**Exercise instructions:**
Look at the data below and print exactly the lines from its first line through the line with "(errlab) at (937,342)"; the pictures stay out of the copy.

**Data section:**
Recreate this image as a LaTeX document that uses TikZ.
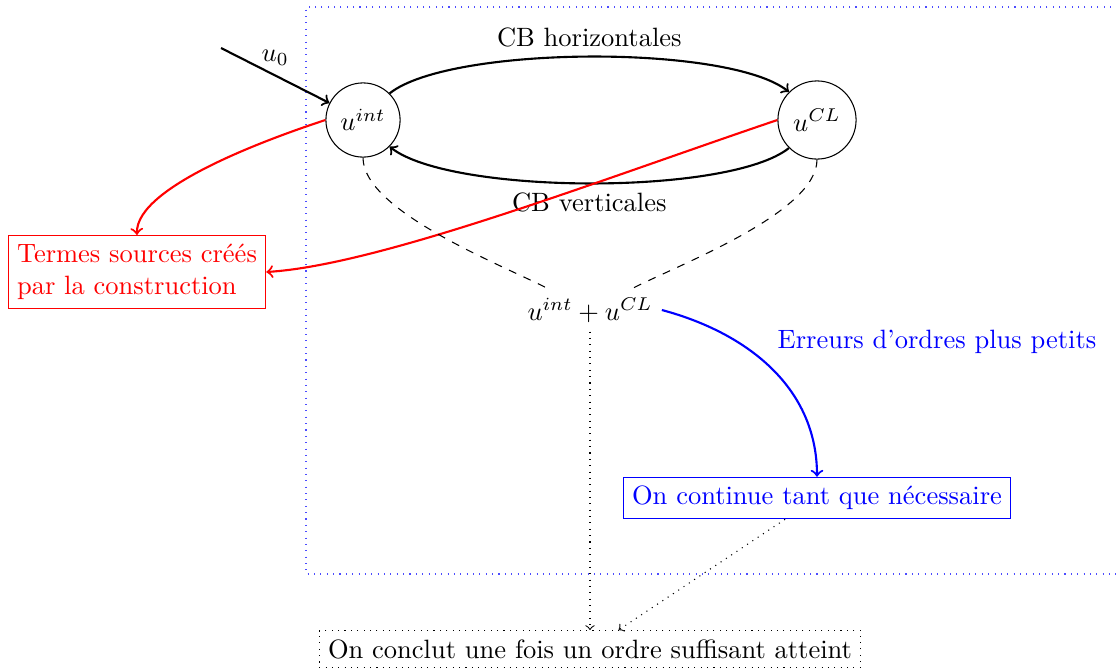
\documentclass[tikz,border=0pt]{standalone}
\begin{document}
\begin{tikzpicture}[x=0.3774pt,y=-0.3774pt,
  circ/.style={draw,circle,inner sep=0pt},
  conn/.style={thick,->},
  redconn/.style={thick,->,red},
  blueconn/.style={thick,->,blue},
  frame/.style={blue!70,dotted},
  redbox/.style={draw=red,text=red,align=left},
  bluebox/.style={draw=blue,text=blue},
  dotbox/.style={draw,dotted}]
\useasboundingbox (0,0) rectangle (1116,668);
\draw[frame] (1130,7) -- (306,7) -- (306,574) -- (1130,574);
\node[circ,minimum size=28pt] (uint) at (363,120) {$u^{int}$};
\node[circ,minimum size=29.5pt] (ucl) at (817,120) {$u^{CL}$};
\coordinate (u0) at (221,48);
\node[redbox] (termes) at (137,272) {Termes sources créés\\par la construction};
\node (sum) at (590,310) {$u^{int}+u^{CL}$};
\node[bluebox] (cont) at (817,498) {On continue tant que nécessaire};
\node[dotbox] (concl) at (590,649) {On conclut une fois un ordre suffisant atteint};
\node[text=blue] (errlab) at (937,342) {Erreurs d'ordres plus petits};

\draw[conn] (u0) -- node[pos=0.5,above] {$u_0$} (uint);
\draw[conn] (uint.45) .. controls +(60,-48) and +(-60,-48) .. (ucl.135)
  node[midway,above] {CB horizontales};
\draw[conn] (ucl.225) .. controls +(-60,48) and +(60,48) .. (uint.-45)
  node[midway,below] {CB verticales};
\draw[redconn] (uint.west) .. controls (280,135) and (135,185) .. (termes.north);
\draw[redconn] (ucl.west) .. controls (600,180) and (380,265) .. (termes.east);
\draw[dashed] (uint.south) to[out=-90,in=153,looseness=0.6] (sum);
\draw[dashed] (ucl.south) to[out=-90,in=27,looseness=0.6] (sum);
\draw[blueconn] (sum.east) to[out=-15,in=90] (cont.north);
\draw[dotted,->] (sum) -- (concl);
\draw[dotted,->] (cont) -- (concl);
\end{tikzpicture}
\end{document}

**Complete output:**
Recreate this image as a LaTeX document that uses TikZ.
\documentclass[tikz,border=0pt]{standalone}
\begin{document}
\begin{tikzpicture}[x=0.3774pt,y=-0.3774pt,
  circ/.style={draw,circle,inner sep=0pt},
  conn/.style={thick,->},
  redconn/.style={thick,->,red},
  blueconn/.style={thick,->,blue},
  frame/.style={blue!70,dotted},
  redbox/.style={draw=red,text=red,align=left},
  bluebox/.style={draw=blue,text=blue},
  dotbox/.style={draw,dotted}]
\useasboundingbox (0,0) rectangle (1116,668);
\draw[frame] (1130,7) -- (306,7) -- (306,574) -- (1130,574);
\node[circ,minimum size=28pt] (uint) at (363,120) {$u^{int}$};
\node[circ,minimum size=29.5pt] (ucl) at (817,120) {$u^{CL}$};
\coordinate (u0) at (221,48);
\node[redbox] (termes) at (137,272) {Termes sources créés\\par la construction};
\node (sum) at (590,310) {$u^{int}+u^{CL}$};
\node[bluebox] (cont) at (817,498) {On continue tant que nécessaire};
\node[dotbox] (concl) at (590,649) {On conclut une fois un ordre suffisant atteint};
\node[text=blue] (errlab) at (937,342) {Erreurs d'ordres plus petits};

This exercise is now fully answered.